Ombre sultane.

DJEBAR Assia

Les premières pages annoncent – obscurément – l’histoire à venir : une femme algérienne, apparemment instruite et libre, a divorcé d’un homme aimé. Telle une sultane du harem, elle choisit pour lui une seconde épouse, soumise comme la tradition l’exige, qui la remplacera. Ainsi, autour de “l’Homme”, les vies des deux femmes s’entrelacent; les souvenirs  reviennent. Surtout, est dénoncée la condition de servantes et d’esclaves des musulmanes, aujourd’hui encore voilées, enfermées à vie sous la tutelle des pères, des frères ou des maris et sous la garde vigilante des mères et du voisinage.
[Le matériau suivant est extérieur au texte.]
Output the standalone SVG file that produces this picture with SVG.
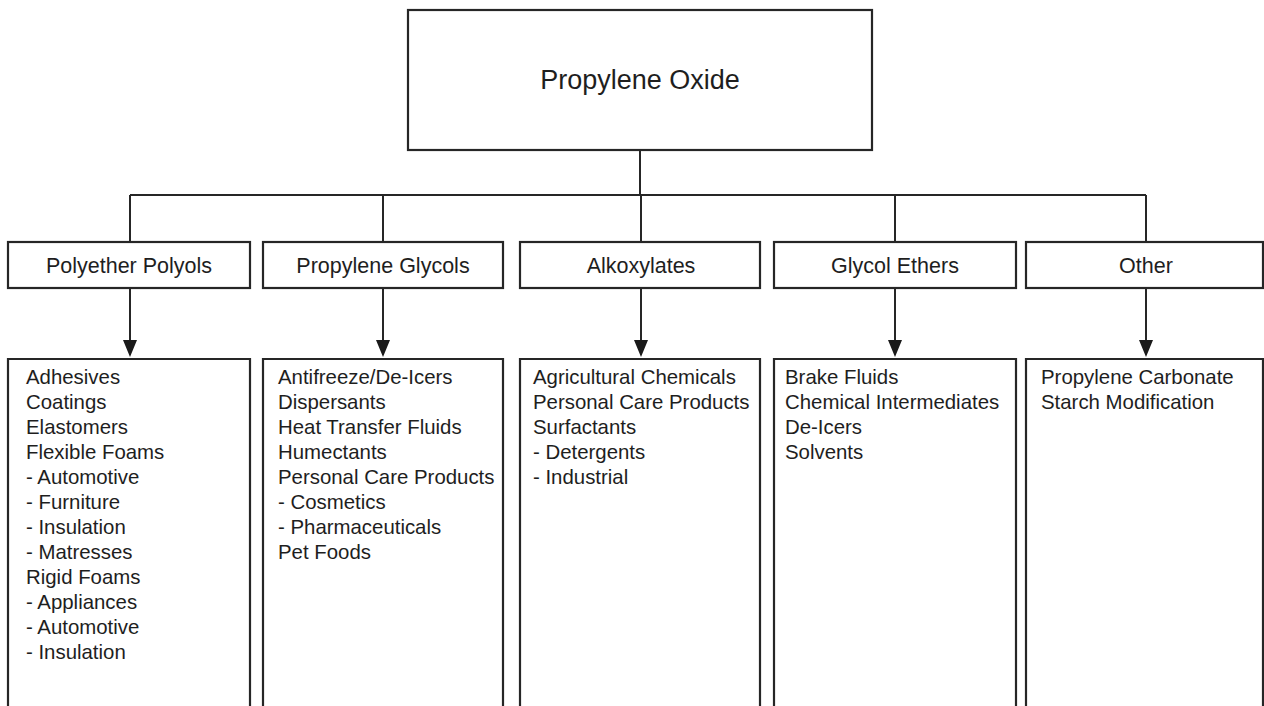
<svg xmlns="http://www.w3.org/2000/svg" width="1264" height="706" viewBox="0 0 1264 706">
<style>
.box{fill:#fff;stroke:#262626;stroke-width:2.2}
.ln{fill:none;stroke:#262626;stroke-width:2}
.t{font-family:"Liberation Sans",Arial,sans-serif;fill:#1e1e1e}
.title{font-size:27px;text-anchor:middle}
.cat{font-size:21.5px;text-anchor:middle}
.lst{font-size:20.4px}
</style>
<defs>
<marker id="arr" markerWidth="14" markerHeight="17" refX="7" refY="17" orient="auto-start-reverse" markerUnits="userSpaceOnUse" viewBox="0 0 14 17">
<path d="M0,0 L14,0 L7,17 Z" fill="#1a1a1a" transform="rotate(0)"/>
</marker>
</defs>
<rect width="1264" height="706" fill="#fff"/>
<g id="connectors">
<path class="ln" d="M640,150 V195 M130,195 H1146 M130,195 V242 M383,195 V242 M641,195 V242 M895,195 V242 M1146,195 V242"/>
<path class="ln" d="M130,288 V342"/>
<path class="ln" d="M383,288 V342"/>
<path class="ln" d="M641,288 V342"/>
<path class="ln" d="M895,288 V342"/>
<path class="ln" d="M1146,288 V342"/>
<path d="M123,340 L137,340 L130,357 Z M376,340 L390,340 L383,357 Z M634,340 L648,340 L641,357 Z M888,340 L902,340 L895,357 Z M1139,340 L1153,340 L1146,357 Z" fill="#1a1a1a"/>
</g>
<g id="root">
<rect class="box" x="408" y="10" width="464" height="140"/>
<text class="t title" x="640" y="89">Propylene Oxide</text>
</g>
<g id="cat-polyether">
<rect class="box" x="8" y="242" width="242" height="46"/>
<text class="t cat" x="129" y="273">Polyether Polyols</text>
</g>
<g id="cat-glycols">
<rect class="box" x="263" y="242" width="240" height="46"/>
<text class="t cat" x="383" y="273">Propylene Glycols</text>
</g>
<g id="cat-alkoxylates">
<rect class="box" x="520" y="242" width="240" height="46"/>
<text class="t cat" x="641" y="273">Alkoxylates</text>
</g>
<g id="cat-ethers">
<rect class="box" x="774" y="242" width="242" height="46"/>
<text class="t cat" x="895" y="273">Glycol Ethers</text>
</g>
<g id="cat-other">
<rect class="box" x="1026" y="242" width="237" height="46"/>
<text class="t cat" x="1146" y="273">Other</text>
</g>
<g id="list-polyether">
<path class="box" d="M8,712 V359 H250 V712"/>
<text class="t lst" x="26" y="384"><tspan x="26">Adhesives</tspan><tspan x="26" dy="25">Coatings</tspan><tspan x="26" dy="25">Elastomers</tspan><tspan x="26" dy="25">Flexible Foams</tspan><tspan x="26" dy="25">- Automotive</tspan><tspan x="26" dy="25">- Furniture</tspan><tspan x="26" dy="25">- Insulation</tspan><tspan x="26" dy="25">- Matresses</tspan><tspan x="26" dy="25">Rigid Foams</tspan><tspan x="26" dy="25">- Appliances</tspan><tspan x="26" dy="25">- Automotive</tspan><tspan x="26" dy="25">- Insulation</tspan></text>
</g>
<g id="list-glycols">
<path class="box" d="M263,712 V359 H503 V712"/>
<text class="t lst" x="278" y="384"><tspan x="278">Antifreeze/De-Icers</tspan><tspan x="278" dy="25">Dispersants</tspan><tspan x="278" dy="25">Heat Transfer Fluids</tspan><tspan x="278" dy="25">Humectants</tspan><tspan x="278" dy="25">Personal Care Products</tspan><tspan x="278" dy="25">- Cosmetics</tspan><tspan x="278" dy="25">- Pharmaceuticals</tspan><tspan x="278" dy="25">Pet Foods</tspan></text>
</g>
<g id="list-alkoxylates">
<path class="box" d="M520,712 V359 H760 V712"/>
<text class="t lst" x="533" y="384"><tspan x="533">Agricultural Chemicals</tspan><tspan x="533" dy="25">Personal Care Products</tspan><tspan x="533" dy="25">Surfactants</tspan><tspan x="533" dy="25">- Detergents</tspan><tspan x="533" dy="25">- Industrial</tspan></text>
</g>
<g id="list-ethers">
<path class="box" d="M774,712 V359 H1016 V712"/>
<text class="t lst" x="785" y="384"><tspan x="785">Brake Fluids</tspan><tspan x="785" dy="25">Chemical Intermediates</tspan><tspan x="785" dy="25">De-Icers</tspan><tspan x="785" dy="25">Solvents</tspan></text>
</g>
<g id="list-other">
<path class="box" d="M1026,712 V359 H1263 V712"/>
<text class="t lst" x="1041" y="384"><tspan x="1041">Propylene Carbonate</tspan><tspan x="1041" dy="25">Starch Modification</tspan></text>
</g>
</svg>
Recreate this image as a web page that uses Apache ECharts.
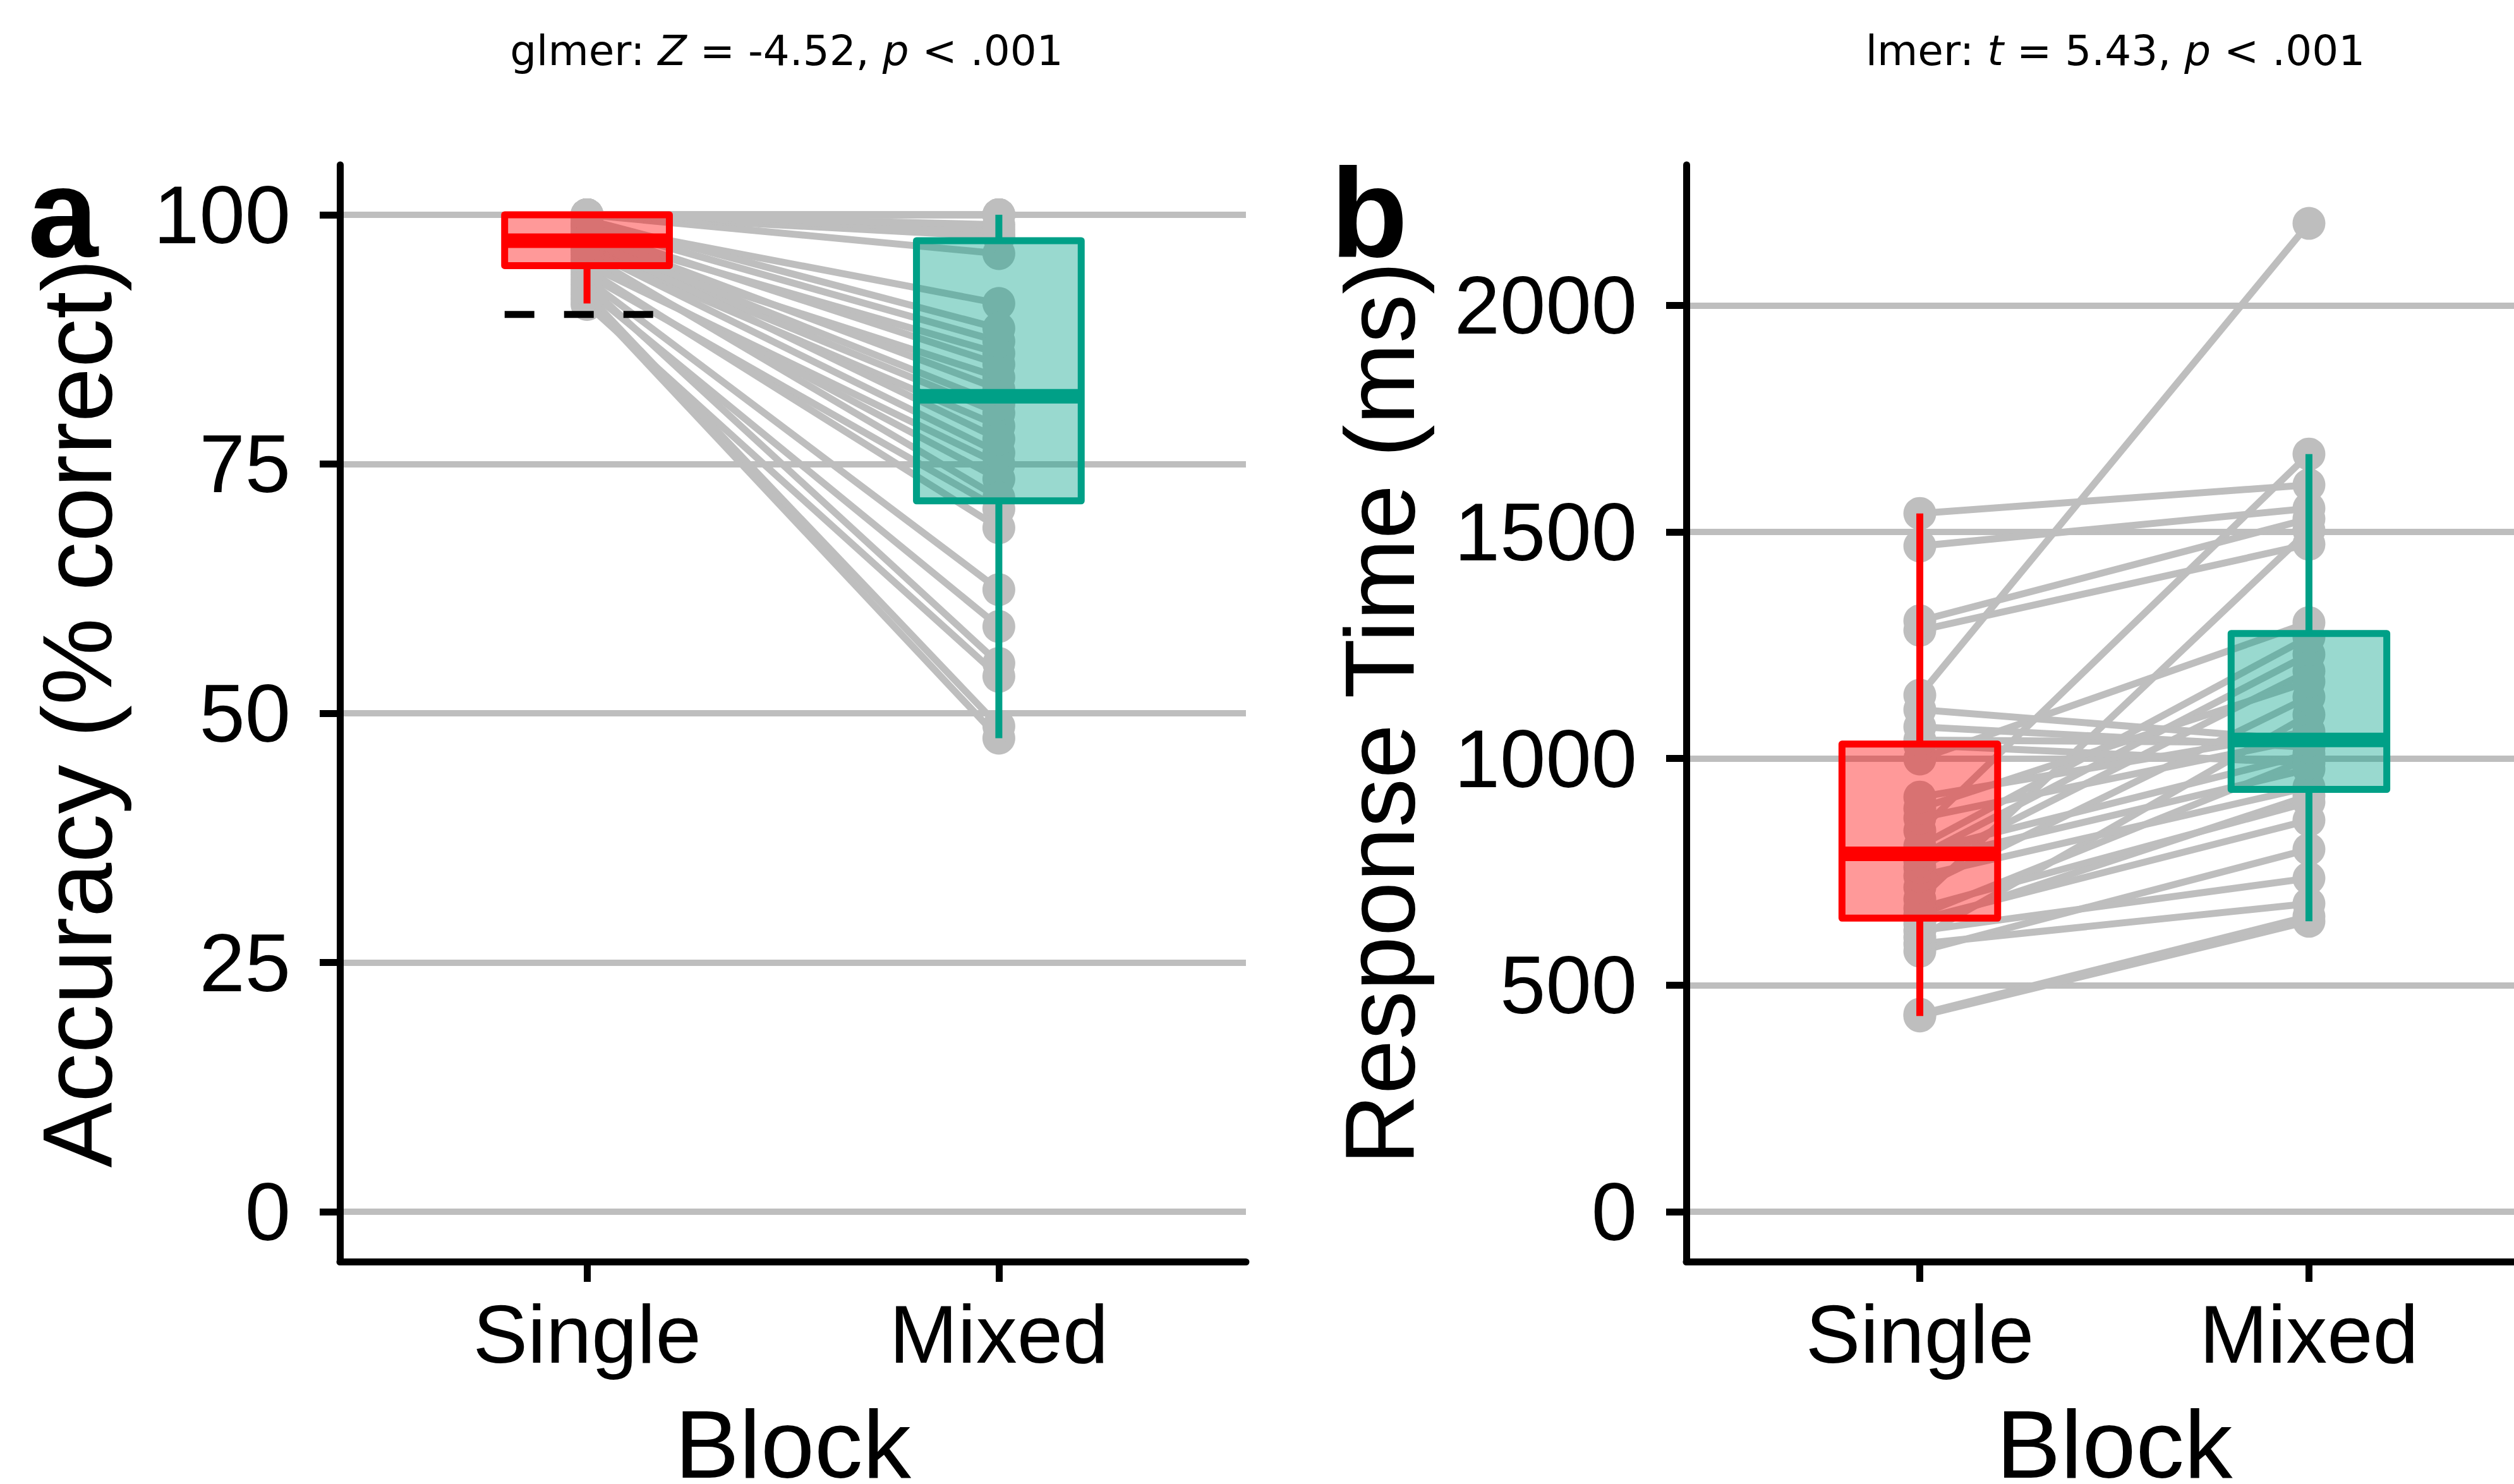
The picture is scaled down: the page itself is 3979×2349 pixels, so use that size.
<!DOCTYPE html>
<html><head><meta charset="utf-8">
<script src="https://cdn.jsdelivr.net/npm/echarts@6/dist/echarts.min.js"></script>
<style>html,body{margin:0;padding:0;background:#fff;}#chart{width:3979px;height:2349px;}</style>
</head><body><div id="chart"></div>
<script>
// ---------- data ----------
const blocks = ['Single', 'Mixed'];
// Panel a: accuracy (% correct), one entry per participant
const accSingle = [91.0,91.5,92.0,92.5,93.0,93.5,94.0,94.5,95.0,95.5,96.0,96.5,96.5,97.0,97.0,97.5,97.5,98.0,98.0,98.5,99.0,99.0,99.5,100,100,100,100,100,100,100,100,100];
const accMixed  = [53.7,47.5,48.7,58.7,55.0,62.4,70.5,68.6,75.0,73.5,71.6,78.8,76.1,80.1,83.7,77.5,81.0,86.1,82.5,85.0,87.3,91.1,88.6,96.1,97.8,98.0,98.5,99.0,100,100,100,100];
// box stats [whiskerLow, Q1, median, Q3, whiskerHigh]
const accBoxSingle = [91.1, 94.9, 97.4, 100, 100];
const accBoxMixed  = [47.5, 71.3, 81.8, 97.4, 100];
const accCriterion = 90;
const accTicks = [0, 25, 50, 75, 100];
// Panel b: response time (ms)
const rtSingle = [432,436,575,591,605,620,635,645,655,670,690,716,741,760,774,785,795,807,841,869,890,915,999,1030,1041,1070,1108,1140,1283,1304,1469,1541];
const rtMixed  = [641,652,800,680,1097,736,918,864,1000,904,1504,1136,937,1193,977,1230,1010,1268,1672,1045,1170,1060,1300,990,1035,1025,1040,2181,1473,1529,1552,1604];
const rtBoxSingle = [432, 648, 790, 1032, 1541];
const rtBoxMixed  = [641, 932, 1041, 1276, 1672];
const rtTicks = [0, 500, 1000, 1500, 2000];

// ---------- style / layout ----------
const GRAY = '#BEBEBE';
const RED = '#FF0000', RED_FILL = 'rgba(255,0,0,0.4)';
const TEAL = '#00A087', TEAL_FILL = 'rgba(0,160,135,0.4)';
const BOX_HALF = 0.2;
const FONT = '"Liberation Sans", Arial, sans-serif';
const W = 3979;
// panel b is cut by the right edge of the image: full panel would span 1355 px for x range 0.4..2.6
const B_LEFT = 2669, B_FULL_W = 1355;
const B_W = W - B_LEFT;
const B_XMAX = 0.4 + 2.2 * B_W / B_FULL_W;
// x-axis title is centred on the full (uncut) panel
const B_NAME_SHIFT = 2 * ((B_FULL_W - B_W) / 2);

const chart = echarts.init(document.getElementById('chart'), null, {renderer: 'svg'});

function xAxisFor(gridIndex, max, namePadLeft) {
  return {
    type: 'value', gridIndex, min: 0.4, max,
    axisLine: {show: true, onZero: false, lineStyle: {color: '#000', width: 11}},
    axisTick: {show: true, length: 32, customValues: [1, 2], lineStyle: {color: '#000', width: 11}},
    axisLabel: {customValues: [1, 2], formatter: v => blocks[Math.round(v) - 1], color: '#000', fontSize: 130, fontFamily: FONT, margin: 50},
    splitLine: {show: false},
    name: 'Block', nameLocation: 'middle', nameGap: 236,
    nameTextStyle: {color: '#000', fontSize: 153, fontFamily: FONT, lineHeight: 104, padding: [0, 0, 0, namePadLeft]}
  };
}
function yAxisFor(gridIndex, min, max, ticks, name, gap) {
  return {
    type: 'value', gridIndex, min, max,
    axisLine: {show: true, onZero: false, lineStyle: {color: '#000', width: 11}},
    axisTick: {show: true, length: 32, customValues: ticks, lineStyle: {color: '#000', width: 11}},
    axisLabel: {customValues: ticks, formatter: v => String(v), color: '#000', fontSize: 130, fontFamily: FONT, margin: 78},
    splitLine: {show: true, lineStyle: {color: GRAY, width: 10}},
    name, nameLocation: 'middle', nameRotate: 90, nameGap: gap,
    nameTextStyle: {color: '#000', fontSize: 155, fontFamily: FONT}
  };
}

function pairSeries(idx, s, m) {
  return {
    type: 'custom', xAxisIndex: idx, yAxisIndex: idx, z: 2,
    data: s.map((v, i) => [1, v, 2, m[i]]),
    encode: {x: [0, 2], y: [1, 3]},
    renderItem: (params, api) => {
      const a = api.coord([api.value(0), api.value(1)]);
      const b = api.coord([api.value(2), api.value(3)]);
      return {type: 'line', shape: {x1: a[0], y1: a[1], x2: b[0], y2: b[1]}, style: {stroke: GRAY, lineWidth: 11}};
    },
    silent: true
  };
}
function pointSeries(idx, s, m) {
  return {
    type: 'scatter', xAxisIndex: idx, yAxisIndex: idx, z: 3,
    data: s.map(v => [1, v]).concat(m.map(v => [2, v])),
    symbolSize: 52, itemStyle: {color: GRAY, opacity: 1}, silent: true
  };
}
function boxSeries(idx, boxes) {
  return {
    type: 'custom', xAxisIndex: idx, yAxisIndex: idx, z: 5,
    data: boxes.map((b, i) => [i + 1].concat(b.stats)),
    encode: {x: 0, y: [1, 2, 3, 4, 5]},
    renderItem: (params, api) => {
      const x = api.value(0);
      const lo = api.value(1), q1 = api.value(2), md = api.value(3), q3 = api.value(4), hi = api.value(5);
      const col = boxes[params.dataIndex].color, fill = boxes[params.dataIndex].fill;
      const pHi = api.coord([x, hi]), pQ3 = api.coord([x, q3]), pQ1 = api.coord([x, q1]), pLo = api.coord([x, lo]);
      const tl = api.coord([x - BOX_HALF, q3]), br = api.coord([x + BOX_HALF, q1]);
      const ml = api.coord([x - BOX_HALF, md]), mr = api.coord([x + BOX_HALF, md]);
      return {type: 'group', children: [
        {type: 'line', shape: {x1: pHi[0], y1: pHi[1], x2: pQ3[0], y2: pQ3[1]}, style: {stroke: col, lineWidth: 11}},
        {type: 'line', shape: {x1: pQ1[0], y1: pQ1[1], x2: pLo[0], y2: pLo[1]}, style: {stroke: col, lineWidth: 11}},
        {type: 'rect', shape: {x: tl[0], y: tl[1], width: br[0] - tl[0], height: br[1] - tl[1]}, style: {fill, stroke: col, lineWidth: 11, lineJoin: 'round'}},
        {type: 'line', shape: {x1: ml[0], y1: ml[1], x2: mr[0], y2: mr[1]}, style: {stroke: col, lineWidth: 23}}
      ]};
    },
    silent: true
  };
}

const TITLE_RICH = {
  n: {fontSize: 66, fontFamily: '"DejaVu Sans"', fill: '#000'},
  i: {fontSize: 66, fontFamily: '"DejaVu Sans"', fontStyle: 'italic', fill: '#000'}
};

const option = {
  animation: false,
  backgroundColor: '#fff',
  grid: [
    {left: 538, top: 261, width: 1434, height: 1736, containLabel: false, outerBoundsMode: 'none'},
    {left: B_LEFT, top: 261, width: B_W, height: 1736, containLabel: false, outerBoundsMode: 'none'}
  ],
  xAxis: [xAxisFor(0, 2.6, 0), xAxisFor(1, B_XMAX, B_NAME_SHIFT)],
  yAxis: [
    yAxisFor(0, -5, 105, accTicks, 'Accuracy (% correct)', 338),
    yAxisFor(1, -110, 2310, rtTicks, 'Response Time (ms)', 407)
  ],
  series: [
    pairSeries(0, accSingle, accMixed),
    pointSeries(0, accSingle, accMixed),
    {
      type: 'line', xAxisIndex: 0, yAxisIndex: 0, z: 4, symbol: 'none', silent: true,
      data: [[1 - BOX_HALF, accCriterion], [1 + BOX_HALF, accCriterion]],
      lineStyle: {color: '#000', width: 11, type: [47, 47]}
    },
    boxSeries(0, [{stats: accBoxSingle, color: RED, fill: RED_FILL}, {stats: accBoxMixed, color: TEAL, fill: TEAL_FILL}]),
    pairSeries(1, rtSingle, rtMixed),
    pointSeries(1, rtSingle, rtMixed),
    boxSeries(1, [{stats: rtBoxSingle, color: RED, fill: RED_FILL}, {stats: rtBoxMixed, color: TEAL, fill: TEAL_FILL}])
  ],
  graphic: [
    {type: 'text', x: 1245, y: 80, style: {
      text: '{n|glmer: }{i|Z}{n| = -4.52, }{i|p}{n| < .001}',
      rich: TITLE_RICH, align: 'center', verticalAlign: 'middle'}},
    {type: 'text', x: 3348, y: 80, style: {
      text: '{n|lmer: }{i|t}{n| = 5.43, }{i|p}{n| < .001}',
      rich: TITLE_RICH, align: 'center', verticalAlign: 'middle'}},
    {type: 'text', x: 44, y: 336, style: {text: 'a', font: 'bold 200px ' + FONT, fill: '#000', align: 'left', verticalAlign: 'middle'}},
    {type: 'text', x: 2106, y: 336, style: {text: 'b', font: 'bold 200px ' + FONT, fill: '#000', align: 'left', verticalAlign: 'middle'}}
  ]
};
chart.setOption(option);
</script></body></html>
La sexualité semble être le plus souvent honteuse, furtive et brutale. Le ton grave, exalté, fait affleurer une poésie musicale dans ce texte lyrique au vocabulaire recherché. Malgré tout, certaines évocations de ces vies cloîtrées, les scènes de hammam avec les commérages des femmes, apparaissent nimbées de bonheur. La narratrice semble vivre dans l’ambiguïté la soif de libération qui est celle des « ombres sultanes », prisonnières derrière leur voile. Le livre est déjà paru en 1987. L’auteure sera reçue à l’Académie française en juin 2006.